TALLAHASSEE, Fla. - Momentum is building to raise the federal minimum wage, and a new analysis shows working women in Florida and other states would benefit the most.

Last week, the Raise the Wage Act (S.1150) was introduced in the U.S. Senate. It would increase the federal minimum wage to 12 dollars per hour by 2020. The Center for American Progress crunched the numbers, and its director of Women's Economic Policy, Sarah Jane Glynn, says the center found 57 percent of those who would receive a raise are working women.

"Women are much more likely to be concentrated in low-wage work than men, and often times these are workers in industries that are heavily female-dominated, like the service industry, food service, retail, child care, sectors like that," says Glynn.

Opponents of raising the minimum wage argue it would increase unemployment for lower-skilled workers but Glynn counters past increases have raised earnings and reduced poverty without leading to job losses.

Glynn adds, a person working full time at the current minimum wage would earn just over $15,000 dollars a year, below the federal poverty line for a household with any number of children.

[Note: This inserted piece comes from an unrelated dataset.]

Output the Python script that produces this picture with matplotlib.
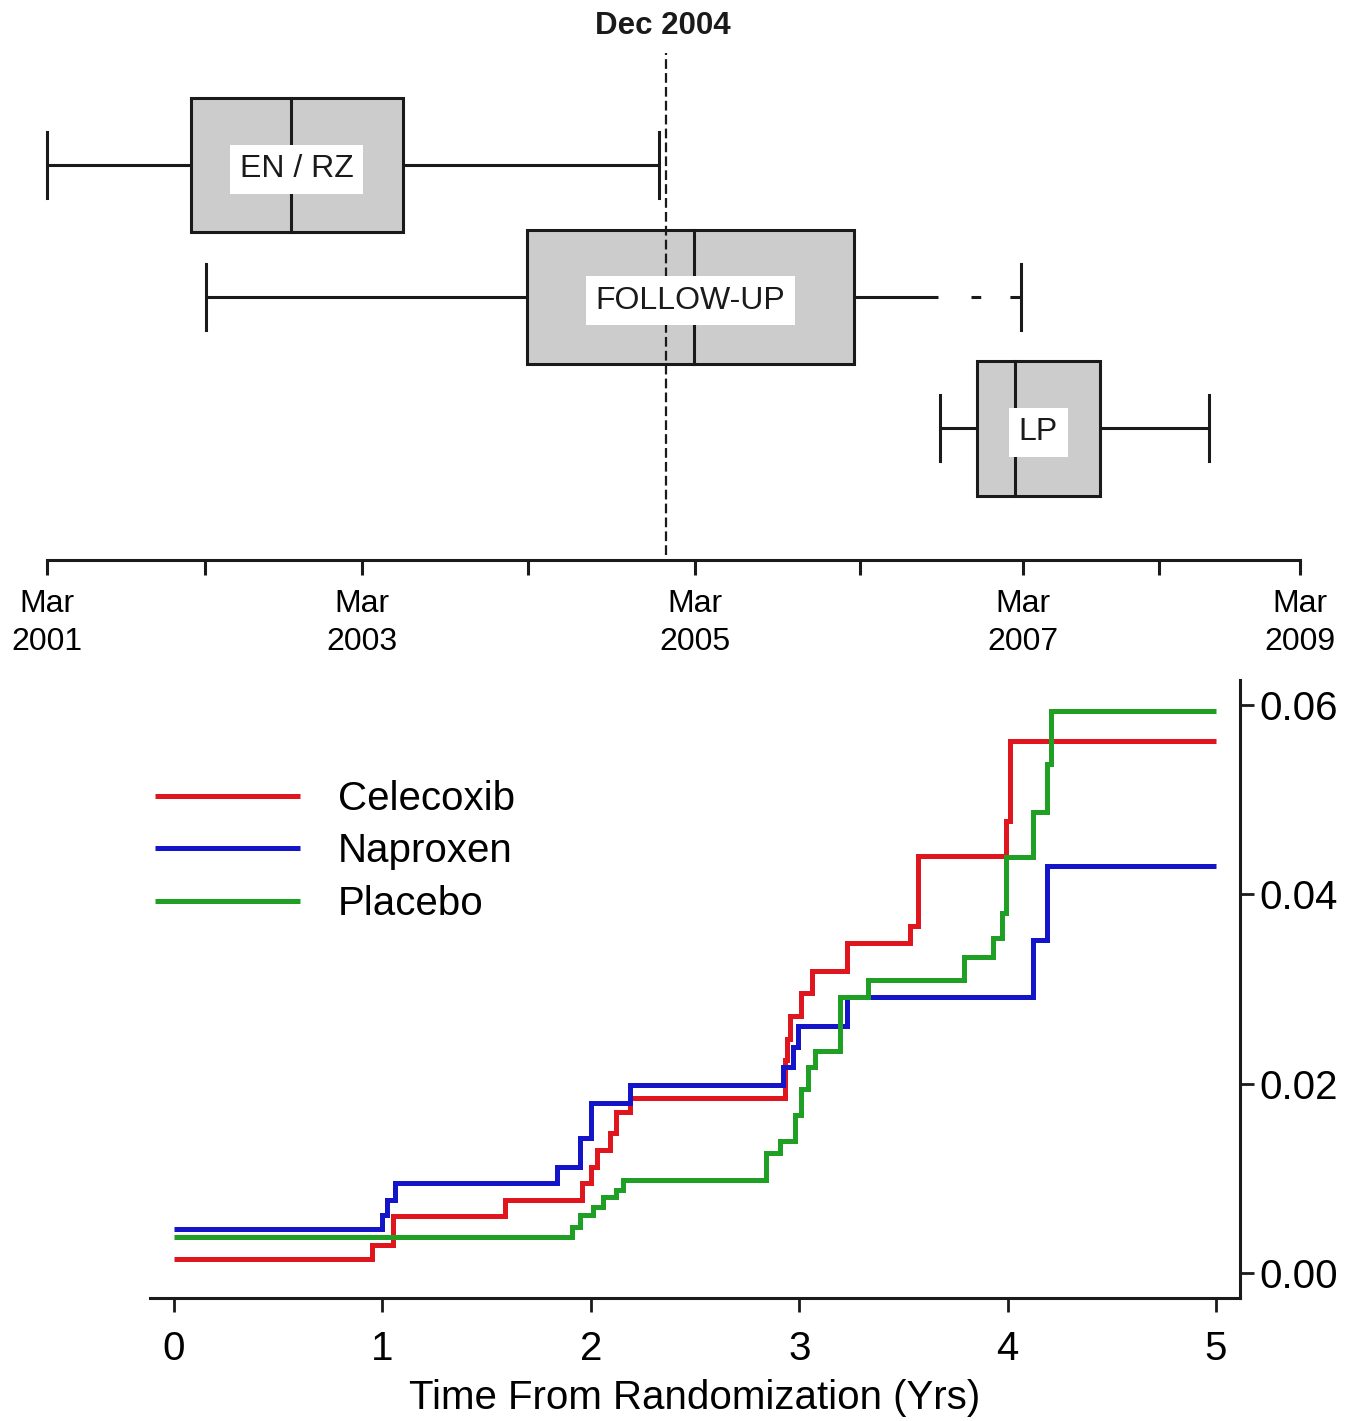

"These are adults, these are parents, these are people who are still having to rely on public benefits because they are below the poverty line even though they are working full-time," she says. "That really does highlight the fact we need to do something. This is an untenable situation."

Glynn says one-third of women workers who would be affected by the increase are mothers. Florida's minimum wage is $8.05 an hour, slightly higher than the federal wage of $7.25 cents an hour.